Task description: Skipping all pictures, set down the lines of the listing from the first through the one with "0.146, 0.137, 0.128];".

Dataset excerpt:
::::
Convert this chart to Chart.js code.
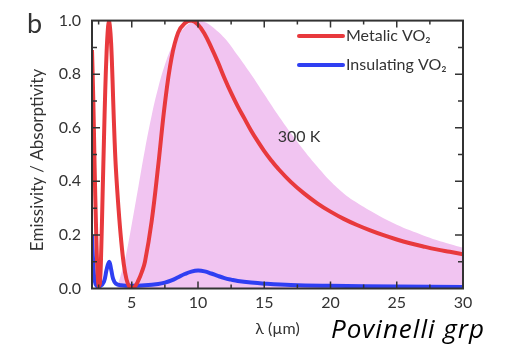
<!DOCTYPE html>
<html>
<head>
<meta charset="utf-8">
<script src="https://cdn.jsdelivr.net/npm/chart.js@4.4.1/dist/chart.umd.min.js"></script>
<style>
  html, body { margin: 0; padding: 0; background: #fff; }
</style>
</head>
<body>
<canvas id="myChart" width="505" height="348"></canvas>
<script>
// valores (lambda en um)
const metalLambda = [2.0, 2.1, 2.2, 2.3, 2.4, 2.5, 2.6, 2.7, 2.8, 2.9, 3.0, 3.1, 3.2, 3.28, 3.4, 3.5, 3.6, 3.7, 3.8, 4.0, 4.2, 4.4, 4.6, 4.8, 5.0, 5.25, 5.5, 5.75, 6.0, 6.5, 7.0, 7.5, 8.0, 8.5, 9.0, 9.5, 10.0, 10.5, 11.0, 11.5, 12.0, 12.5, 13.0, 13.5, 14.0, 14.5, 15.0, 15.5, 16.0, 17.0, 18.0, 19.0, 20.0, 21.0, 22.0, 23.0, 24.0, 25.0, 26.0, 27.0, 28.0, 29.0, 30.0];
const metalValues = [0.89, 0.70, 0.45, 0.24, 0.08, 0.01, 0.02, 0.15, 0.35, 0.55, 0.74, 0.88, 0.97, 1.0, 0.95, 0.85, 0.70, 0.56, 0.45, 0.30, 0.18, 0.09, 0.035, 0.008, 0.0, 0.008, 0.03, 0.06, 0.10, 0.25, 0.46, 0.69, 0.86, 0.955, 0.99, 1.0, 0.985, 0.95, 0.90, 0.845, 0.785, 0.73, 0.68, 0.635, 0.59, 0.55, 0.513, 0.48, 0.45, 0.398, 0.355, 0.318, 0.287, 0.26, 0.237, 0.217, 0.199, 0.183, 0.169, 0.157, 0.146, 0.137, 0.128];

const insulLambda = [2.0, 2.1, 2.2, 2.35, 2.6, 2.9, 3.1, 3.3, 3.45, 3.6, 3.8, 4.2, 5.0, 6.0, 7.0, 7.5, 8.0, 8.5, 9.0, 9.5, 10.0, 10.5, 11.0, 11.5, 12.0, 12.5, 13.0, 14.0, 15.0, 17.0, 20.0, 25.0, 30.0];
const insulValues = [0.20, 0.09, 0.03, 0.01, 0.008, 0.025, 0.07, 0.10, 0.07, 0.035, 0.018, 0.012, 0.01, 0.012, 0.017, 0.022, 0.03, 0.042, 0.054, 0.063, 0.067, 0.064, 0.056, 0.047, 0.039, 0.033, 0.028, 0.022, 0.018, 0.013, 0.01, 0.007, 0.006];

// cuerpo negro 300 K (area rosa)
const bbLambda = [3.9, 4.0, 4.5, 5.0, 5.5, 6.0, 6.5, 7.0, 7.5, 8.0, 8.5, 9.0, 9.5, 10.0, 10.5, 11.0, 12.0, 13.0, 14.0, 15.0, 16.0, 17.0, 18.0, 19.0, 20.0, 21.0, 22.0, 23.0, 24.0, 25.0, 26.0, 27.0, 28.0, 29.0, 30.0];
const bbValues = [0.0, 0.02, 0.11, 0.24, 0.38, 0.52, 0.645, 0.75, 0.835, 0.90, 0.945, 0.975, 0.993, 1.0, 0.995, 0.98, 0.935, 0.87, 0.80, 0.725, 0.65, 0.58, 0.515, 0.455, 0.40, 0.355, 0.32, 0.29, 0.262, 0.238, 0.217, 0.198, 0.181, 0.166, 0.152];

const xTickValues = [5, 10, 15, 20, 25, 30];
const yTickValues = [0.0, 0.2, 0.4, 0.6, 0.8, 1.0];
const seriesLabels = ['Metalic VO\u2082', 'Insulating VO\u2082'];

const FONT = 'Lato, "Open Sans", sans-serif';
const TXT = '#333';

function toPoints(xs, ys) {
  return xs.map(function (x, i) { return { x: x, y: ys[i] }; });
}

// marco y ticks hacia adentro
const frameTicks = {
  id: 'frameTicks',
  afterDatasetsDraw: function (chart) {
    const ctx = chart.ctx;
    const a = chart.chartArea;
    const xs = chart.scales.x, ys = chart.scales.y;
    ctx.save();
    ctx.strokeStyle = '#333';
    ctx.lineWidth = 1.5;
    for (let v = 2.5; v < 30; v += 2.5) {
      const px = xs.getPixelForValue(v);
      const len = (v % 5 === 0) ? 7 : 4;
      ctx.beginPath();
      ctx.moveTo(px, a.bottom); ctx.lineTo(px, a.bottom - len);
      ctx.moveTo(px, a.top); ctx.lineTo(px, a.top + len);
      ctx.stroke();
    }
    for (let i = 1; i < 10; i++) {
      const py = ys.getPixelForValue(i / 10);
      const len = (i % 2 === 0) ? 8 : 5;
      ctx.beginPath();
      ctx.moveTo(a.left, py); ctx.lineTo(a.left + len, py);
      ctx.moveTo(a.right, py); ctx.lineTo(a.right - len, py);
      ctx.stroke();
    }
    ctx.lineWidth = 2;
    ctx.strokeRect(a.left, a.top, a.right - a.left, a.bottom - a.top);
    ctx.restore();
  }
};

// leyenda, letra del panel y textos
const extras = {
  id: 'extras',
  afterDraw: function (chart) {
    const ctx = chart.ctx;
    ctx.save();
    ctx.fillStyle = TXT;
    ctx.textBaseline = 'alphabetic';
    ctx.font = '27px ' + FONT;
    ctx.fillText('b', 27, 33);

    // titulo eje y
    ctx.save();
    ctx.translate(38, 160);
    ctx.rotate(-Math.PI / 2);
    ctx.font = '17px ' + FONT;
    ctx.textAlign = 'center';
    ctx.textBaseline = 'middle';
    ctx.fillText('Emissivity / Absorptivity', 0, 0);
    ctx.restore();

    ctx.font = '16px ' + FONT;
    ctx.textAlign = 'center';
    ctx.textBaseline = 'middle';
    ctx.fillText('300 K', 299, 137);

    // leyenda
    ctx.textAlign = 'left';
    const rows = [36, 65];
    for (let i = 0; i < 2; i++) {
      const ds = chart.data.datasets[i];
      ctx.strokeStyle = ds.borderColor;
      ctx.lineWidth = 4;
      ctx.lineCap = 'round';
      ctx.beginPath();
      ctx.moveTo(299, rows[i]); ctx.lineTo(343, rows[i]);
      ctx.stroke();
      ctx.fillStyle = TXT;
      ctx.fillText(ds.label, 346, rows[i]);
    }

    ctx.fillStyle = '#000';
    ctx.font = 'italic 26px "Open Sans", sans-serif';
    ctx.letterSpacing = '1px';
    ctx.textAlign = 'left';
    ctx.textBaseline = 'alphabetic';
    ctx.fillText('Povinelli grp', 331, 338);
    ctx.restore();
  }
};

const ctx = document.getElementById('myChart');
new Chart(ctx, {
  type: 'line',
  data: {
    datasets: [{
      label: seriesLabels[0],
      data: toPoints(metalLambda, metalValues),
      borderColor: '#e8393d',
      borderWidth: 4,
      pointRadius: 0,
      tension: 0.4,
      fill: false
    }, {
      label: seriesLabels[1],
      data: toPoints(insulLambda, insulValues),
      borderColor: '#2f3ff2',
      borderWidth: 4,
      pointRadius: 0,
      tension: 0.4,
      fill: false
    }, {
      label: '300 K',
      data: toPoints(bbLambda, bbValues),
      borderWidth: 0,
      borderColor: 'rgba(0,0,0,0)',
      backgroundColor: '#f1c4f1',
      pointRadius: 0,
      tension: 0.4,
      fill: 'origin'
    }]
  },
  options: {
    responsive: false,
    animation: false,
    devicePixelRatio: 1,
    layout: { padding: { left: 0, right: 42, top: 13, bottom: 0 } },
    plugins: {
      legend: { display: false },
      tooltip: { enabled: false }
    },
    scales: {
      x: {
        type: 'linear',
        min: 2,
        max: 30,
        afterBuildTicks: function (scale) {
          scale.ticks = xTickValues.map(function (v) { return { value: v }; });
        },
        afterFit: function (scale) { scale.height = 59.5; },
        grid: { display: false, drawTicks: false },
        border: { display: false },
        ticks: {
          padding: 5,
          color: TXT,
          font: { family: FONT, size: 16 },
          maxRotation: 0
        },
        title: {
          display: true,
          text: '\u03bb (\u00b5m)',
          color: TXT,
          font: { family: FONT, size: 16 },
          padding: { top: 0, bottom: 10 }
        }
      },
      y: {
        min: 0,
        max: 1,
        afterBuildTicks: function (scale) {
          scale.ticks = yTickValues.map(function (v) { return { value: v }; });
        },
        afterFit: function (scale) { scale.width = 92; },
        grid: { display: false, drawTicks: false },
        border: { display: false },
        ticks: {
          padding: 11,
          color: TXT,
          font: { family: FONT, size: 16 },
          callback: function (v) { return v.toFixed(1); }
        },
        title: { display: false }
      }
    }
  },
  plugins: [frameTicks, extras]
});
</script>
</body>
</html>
::::
Solution for this problem:
Convert this chart to Chart.js code.
<!DOCTYPE html>
<html>
<head>
<meta charset="utf-8">
<script src="https://cdn.jsdelivr.net/npm/chart.js@4.4.1/dist/chart.umd.min.js"></script>
<style>
  html, body { margin: 0; padding: 0; background: #fff; }
</style>
</head>
<body>
<canvas id="myChart" width="505" height="348"></canvas>
<script>
// valores (lambda en um)
const metalLambda = [2.0, 2.1, 2.2, 2.3, 2.4, 2.5, 2.6, 2.7, 2.8, 2.9, 3.0, 3.1, 3.2, 3.28, 3.4, 3.5, 3.6, 3.7, 3.8, 4.0, 4.2, 4.4, 4.6, 4.8, 5.0, 5.25, 5.5, 5.75, 6.0, 6.5, 7.0, 7.5, 8.0, 8.5, 9.0, 9.5, 10.0, 10.5, 11.0, 11.5, 12.0, 12.5, 13.0, 13.5, 14.0, 14.5, 15.0, 15.5, 16.0, 17.0, 18.0, 19.0, 20.0, 21.0, 22.0, 23.0, 24.0, 25.0, 26.0, 27.0, 28.0, 29.0, 30.0];
const metalValues = [0.89, 0.70, 0.45, 0.24, 0.08, 0.01, 0.02, 0.15, 0.35, 0.55, 0.74, 0.88, 0.97, 1.0, 0.95, 0.85, 0.70, 0.56, 0.45, 0.30, 0.18, 0.09, 0.035, 0.008, 0.0, 0.008, 0.03, 0.06, 0.10, 0.25, 0.46, 0.69, 0.86, 0.955, 0.99, 1.0, 0.985, 0.95, 0.90, 0.845, 0.785, 0.73, 0.68, 0.635, 0.59, 0.55, 0.513, 0.48, 0.45, 0.398, 0.355, 0.318, 0.287, 0.26, 0.237, 0.217, 0.199, 0.183, 0.169, 0.157, 0.146, 0.137, 0.128];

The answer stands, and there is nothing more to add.